Svoltiamo a destra e continuiamo a salire. Ci fermiamo a prendere un çai in un caffè dall'aria moderna, gestito da due giovani che non resistono alla tentazione del solito gioco di prestigio: un çai 2 lire, due çai 5 lire. Va bene la cortesia di chi è ospite in un paese straniero, ma questo giochino ci ha un pò stufato; da adesso cominceremo a chiedere chiarimenti sui conti con "maggiorazione turistica".
Scendiamo fino all'imbarcadero all'ora perfetta per un dürüm kebap di agnello a una bancherella del porto. A pancia piena, siamo quasi pronti alla traversata di ritorno quando ci imbattiamo nel mercato alimentare. Scatto una ventina di foto ai banchi del pesce suscitando reazioni contrastanti fra gli ambulanti.
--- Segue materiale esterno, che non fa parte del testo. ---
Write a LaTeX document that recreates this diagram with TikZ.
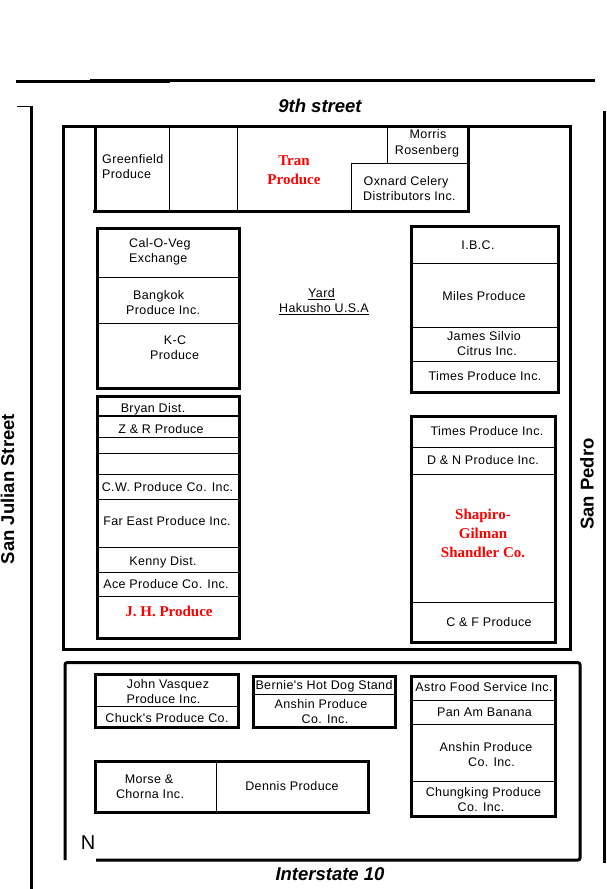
\documentclass[tikz,border=0pt]{standalone}
\usepackage{fontspec}
\setmainfont{Liberation Sans}
\newfontfamily\labfont[LetterSpace=3]{Liberation Sans}
\newfontfamily\redfont{Liberation Serif}
\tikzset{
  wall/.style={line width=3pt,line cap=butt,black},
  thin/.style={line width=1.1pt,black},
  lab/.style={inner sep=0pt,anchor=base,font=\labfont\fontsize{12.5}{14}\selectfont,text=black},
  labl/.style={lab,anchor=base west},
  redlab/.style={inner sep=0pt,anchor=base,font=\redfont\fontsize{15}{17}\selectfont\bfseries,text=red},
  road/.style={inner sep=0pt,anchor=base,font=\fontsize{18.5}{20}\selectfont\bfseries},
  roadit/.style={road,font=\fontsize{18.5}{20}\selectfont\bfseries\itshape},
}
\begin{document}
\begin{tikzpicture}[x=1pt,y=-1pt]
\useasboundingbox (0,0) rectangle (606,889);
% streets
\draw[wall] (16,81.5) -- (90,81.5);
\draw[line width=3.7pt] (90,80.9) -- (170,80.9);
\draw[wall] (170,80.5) -- (595,80.5);
\draw[line width=1.2pt] (17,106.5) -- (32,106.5);
\draw[wall] (31.5,106) -- (31.5,889);
\draw[wall] (604.7,111) -- (604.7,863);
% outer blocks
\draw[wall] (63.5,126.5) rectangle (570,649);
\draw[wall,rounded corners=2pt] (65,860) -- (65,662.7) -- (580,662.7) -- (580,860) -- (96,860);
% top row
\draw[wall] (95.5,126.5) -- (95.5,211) (93,211) -- (468,211) -- (468,126.5);
\draw[thin] (169.5,127) -- (169.5,210) (237.5,127) -- (237.5,210);
\draw[thin] (387.5,127) -- (387.5,164) (351.7,210) -- (351.7,163.5) -- (467,163.5);
% Cal-O-Veg block
\draw[wall] (97.5,228.7) rectangle (239.5,388);
\draw[thin] (96,277.3) -- (239,277.3) (97,323.3) -- (239,323.3);
% I.B.C. block
\draw[wall] (411.3,226.7) rectangle (558,392.3);
\draw[thin] (411,263.3) -- (557,263.3) (411,327.3) -- (557,327.3) (411,361.7) -- (557,361.7);
% Bryan block
\draw[wall] (97.5,396.7) rectangle (239.5,638.3);
\foreach \yy in {416,437.3,453.3,474.3,499.3,547.3,572.3,596.3}
  \draw[thin] (97,\yy) -- (239,\yy);
% Times / Shapiro block
\draw[wall] (411.3,416) rectangle (555.3,642.7);
\foreach \yy in {447.3,474.3,602.3}
  \draw[thin] (411,\yy) -- (555,\yy);
% John Vasquez block
\draw[wall] (95.3,674.3) rectangle (238,727.7);
\draw[thin] (95,706.7) -- (238,706.7);
% Bernie block
\draw[wall] (253.3,676.7) rectangle (395,727.7);
\draw[thin] (253,694.3) -- (395,694.3);
% Astro block
\draw[wall] (411.3,676.7) rectangle (555.3,816.7);
\foreach \yy in {700.3,724.3,781.3}
  \draw[thin] (411,\yy) -- (555,\yy);
% Morse block
\draw[wall] (95.3,761.7) rectangle (368.7,812.7);
\draw[thin] (216.3,762) -- (216.3,812);
% street names
\node[roadit] (ninth) at (320,112) {9th street};
\node[roadit] (i10) at (330,880.5) {Interstate 10};
\node[road,rotate=90] (julian) at (14,489) {San Julian Street};
\node[road,rotate=90] (pedro) at (593.5,484) {San Pedro};
\node[inner sep=0pt,anchor=base,font=\fontsize{20}{22}\selectfont] (north) at (88,849) {N};
% labels
\node[labl] (t1) at (102,163.5) {Greenfield};
\node[labl] (t2) at (102,178.5) {Produce};
\node[redlab] (t3) at (294,165) {Tran};
\node[redlab] (t4) at (294,184) {Produce};
\node[lab] (t5) at (428,138.5) {Morris};
\node[lab] (t6) at (427,154) {Rosenberg};
\node[labl] (t7) at (363.5,185.5) {Oxnard Celery};
\node[labl] (t8) at (363,200.5) {Distributors Inc.};
\node[labl] (t9) at (129,247) {Cal-O-Veg};
\node[labl] (t10) at (129,262) {Exchange};
\node[labl] (t11) at (133,299) {Bangkok};
\node[labl] (t12) at (126,314) {Produce Inc.};
\node[lab] (t13) at (175,344.5) {K-C};
\node[labl] (t14) at (150,359.5) {Produce};
\node[lab] (t15) at (321.5,297.5) {\underline{Yard}};
\node[lab] (t16) at (324,312.5) {\underline{Hakusho U.S.A}};
\node[lab] (t17) at (478,249.5) {I.B.C.};
\node[lab] (t18) at (484,300.5) {Miles Produce};
\node[lab] (t19) at (484,340.5) {James Silvio};
\node[lab] (t20) at (487,355.5) {Citrus Inc.};
\node[lab] (t21) at (485,380.5) {Times Produce Inc.};
\node[lab] (t22) at (153,412.5) {Bryan Dist.};
\node[lab] (t23) at (161,433.5) {Z \& R Produce};
\node[lab] (t24) at (167.5,491.5) {C.W. Produce Co. Inc.};
\node[lab] (t25) at (167,525.5) {Far East Produce Inc.};
\node[lab] (t26) at (163,565.5) {Kenny Dist.};
\node[lab] (t27) at (166,588.5) {Ace Produce Co. Inc.};
\node[redlab] (t28) at (169,616) {J. H. Produce};
\node[lab] (t29) at (487,435.5) {Times Produce Inc.};
\node[lab] (t30) at (483,464) {D \& N Produce Inc.};
\node[redlab] (t31) at (483,519) {Shapiro-};
\node[redlab] (t32) at (483,538) {Gilman};
\node[redlab] (t33) at (483,557) {Shandler Co.};
\node[lab] (t34) at (489,626.5) {C \& F Produce};
\node[lab] (t35) at (168,688) {John Vasquez};
\node[lab] (t36) at (163.5,703) {Produce Inc.};
\node[lab] (t37) at (167,722) {Chuck's Produce Co.};
\node[lab] (t38) at (324,689.5) {Bernie's Hot Dog Stand};
\node[lab] (t39) at (321,708.5) {Anshin Produce};
\node[lab] (t40) at (325,723.5) {Co. Inc.};
\node[lab] (t41) at (484,691.5) {Astro Food Service Inc.};
\node[lab] (t42) at (484.5,716) {Pan Am Banana};
\node[lab] (t43) at (486,751.5) {Anshin Produce};
\node[lab] (t44) at (491.5,766.5) {Co. Inc.};
\node[lab] (t45) at (483.5,796.5) {Chungking Produce};
\node[lab] (t46) at (481,811.5) {Co. Inc.};
\node[lab] (t47) at (149,783.5) {Morse \&};
\node[lab] (t48) at (150,798.5) {Chorna Inc.};
\node[lab] (t49) at (292,790.5) {Dennis Produce};
\end{tikzpicture}
\end{document}
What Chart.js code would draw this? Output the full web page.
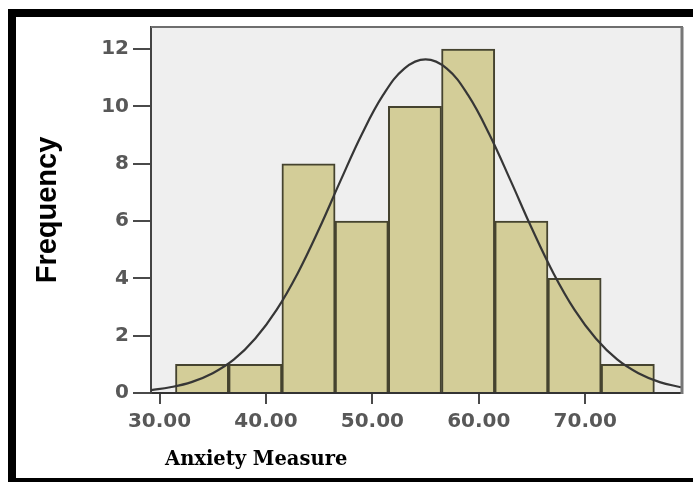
<!DOCTYPE html>
<html lang="en">
<head>
    <meta charset="UTF-8">
    <title>Anxiety Measure Histogram</title>
    <script src="https://cdn.jsdelivr.net/npm/chart.js"></script>
    <style>
        body { margin: 0; background: #ffffff; }
        #wrap { width: 693px; height: 482px; }
    </style>
</head>
<body>
    <div id="wrap">
        <canvas id="histChart" width="693" height="482"></canvas>
    </div>
    <script>
        // histogram bins (centre of each 5-point bin) and counts
        const binCentres = [34, 39, 44, 49, 54, 59, 64, 69, 74];
        const counts = [1, 1, 8, 6, 10, 12, 6, 4, 1];

        // normal curve
        const curveX = [29.2, 31, 33, 35, 37, 39, 41, 43, 45, 47, 49, 51, 53, 55,
                        57, 59, 61, 63, 65, 67, 69, 71, 73, 75, 77, 79];
        const curveY = [0.10, 0.20, 0.38, 0.69, 1.17, 1.90, 2.90, 4.19, 5.73, 7.40, 9.02, 10.39, 11.32, 11.64,
                        11.32, 10.39, 9.02, 7.40, 5.73, 4.19, 2.90, 1.90, 1.17, 0.69, 0.38, 0.20];

        const xTicks = [30, 40, 50, 60, 70];
        const yTicks = [0, 2, 4, 6, 8, 10, 12];
        const xTitle = 'Anxiety Measure';
        const yTitle = 'Frequency';

        // black page frame, grey plot background and plot border
        const framePlugin = {
            id: 'frame',
            beforeDraw(chart) {
                const c = chart.ctx;
                const a = chart.chartArea;
                c.save();
                c.fillStyle = '#000000';
                c.fillRect(8, 9, 685, 8);
                c.fillRect(8, 9, 8, 473);
                c.fillRect(8, 478, 685, 4);
                c.fillStyle = '#efefef';
                c.fillRect(a.left, a.top, a.right - a.left, a.bottom - a.top);
                c.restore();
            },
            afterDraw(chart) {
                const c = chart.ctx;
                const a = chart.chartArea;
                c.save();
                c.strokeStyle = '#6e6e6e';
                c.lineWidth = 2;
                c.beginPath();
                c.moveTo(a.left, a.top);
                c.lineTo(a.right + 2, a.top);
                c.stroke();
                c.lineWidth = 3;
                c.strokeStyle = '#777777';
                c.beginPath();
                c.moveTo(a.right + 1, a.top);
                c.lineTo(a.right + 1, a.bottom + 1);
                c.stroke();
                c.fillStyle = '#000000';
                c.font = 'bold 19.5px "DejaVu Serif"';
                c.textAlign = 'left';
                c.textBaseline = 'alphabetic';
                c.fillText(xTitle, 165, 465);
                c.restore();
            }
        };

        const ctx = document.getElementById('histChart').getContext('2d');
        const histChart = new Chart(ctx, {
            type: 'bar',
            data: {
                datasets: [{
                    type: 'line',
                    label: 'Normal',
                    data: curveX.map((x, i) => ({ x: x, y: curveY[i] })),
                    borderColor: '#363636',
                    borderWidth: 2.2,
                    tension: 0.4,
                    pointRadius: 0,
                    fill: false,
                    order: 0
                }, {
                    label: 'Frequency',
                    data: binCentres.map((x, i) => ({ x: x, y: counts[i] })),
                    backgroundColor: '#d3cd98',
                    borderColor: '#45432f',
                    borderWidth: 2,
                    barPercentage: 1,
                    categoryPercentage: 1,
                    order: 1
                }]
            },
            options: {
                responsive: false,
                animation: false,
                layout: { padding: { left: 0, right: 12, top: 27, bottom: 0 } },
                plugins: {
                    legend: { display: false },
                    tooltip: { enabled: false }
                },
                scales: {
                    x: {
                        type: 'linear',
                        min: 29.2,
                        max: 79,
                        offset: false,
                        afterFit: s => { s.height = 89; },
                        afterBuildTicks: s => { s.ticks = xTicks.map(v => ({ value: v })); },
                        ticks: {
                            color: '#585858',
                            font: { family: 'DejaVu Sans', size: 20, weight: 'bold' },
                            padding: 6,
                            maxRotation: 0,
                            callback: v => v.toFixed(2)
                        },
                        grid: {
                            offset: false,
                            drawOnChartArea: false,
                            tickLength: 11,
                            color: '#4a4a4a',
                            lineWidth: 2
                        },
                        border: { color: '#333333', width: 2 }
                    },
                    y: {
                        min: 0,
                        max: 12.77,
                        afterFit: s => { s.width = 151; },
                        afterBuildTicks: s => { s.ticks = yTicks.map(v => ({ value: v })); },
                        ticks: {
                            color: '#585858',
                            font: { family: 'DejaVu Sans', size: 20, weight: 'bold' },
                            padding: 4
                        },
                        grid: {
                            drawOnChartArea: false,
                            tickLength: 18,
                            color: '#4a4a4a',
                            lineWidth: 2
                        },
                        border: { color: '#444444', width: 2 },
                        title: {
                            display: true,
                            text: yTitle,
                            color: '#000000',
                            font: { family: 'Liberation Sans', size: 29, weight: 'bold' },
                            padding: { top: 31, bottom: 0 }
                        }
                    }
                }
            },
            plugins: [framePlugin]
        });
    </script>
</body>
</html>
Torniamo al ponte di Galata, prendiamo un altro çai davanti alla moschea nuova e quindi ci separiamo: Dario torna in hotel ed io faccio un altro giro. Entro nella moschea, ormai affascinato dall'architettura religiosa turca, quindi ripercorro il bazar delle spezie e dall'uscita risalgo al Grand Bazar attraverso le vie del quartiere di Tahtakale. Arrivo in cima alla collina giusto in tempo per un paio di scatti del bazar al tramonto, quindi ripiego su Divan Yolu e mi dirigo all'hotel. Pensando di far cosa breve passo per la vıa SoğukÇeşme che ormai da giorni mi promettevo di vedere e finisco per farmi trattenere dal fascino notturno della Caferağa Medresesi. Nel porticato di questa scuola religiosa, restaurata e trasformata in laboratorio artigiano, sono in vendita alcuni prodotti tradizionali ottomani. Dopo aver fatto una cinquantina di scatti notturni mi sento obbligato a fare un paio di piccoli acquisti.

La sera saliamo a Beyoglü per una birra in un locale sorprendentemente intrigante, il Cafè LeMan, e la cena da Hacı Abdullah, in cui conoscere Hakan Sükür si rivelerà inaspettatamente prezioso. La cena è deliziosa ma, anche se la guida sostiene che il locale è "frequentato in massima parte da turchi", siamo circondati da italiani: per il futuro ci promettiamo di evitare il più possibile i posti consigliati dalle guide.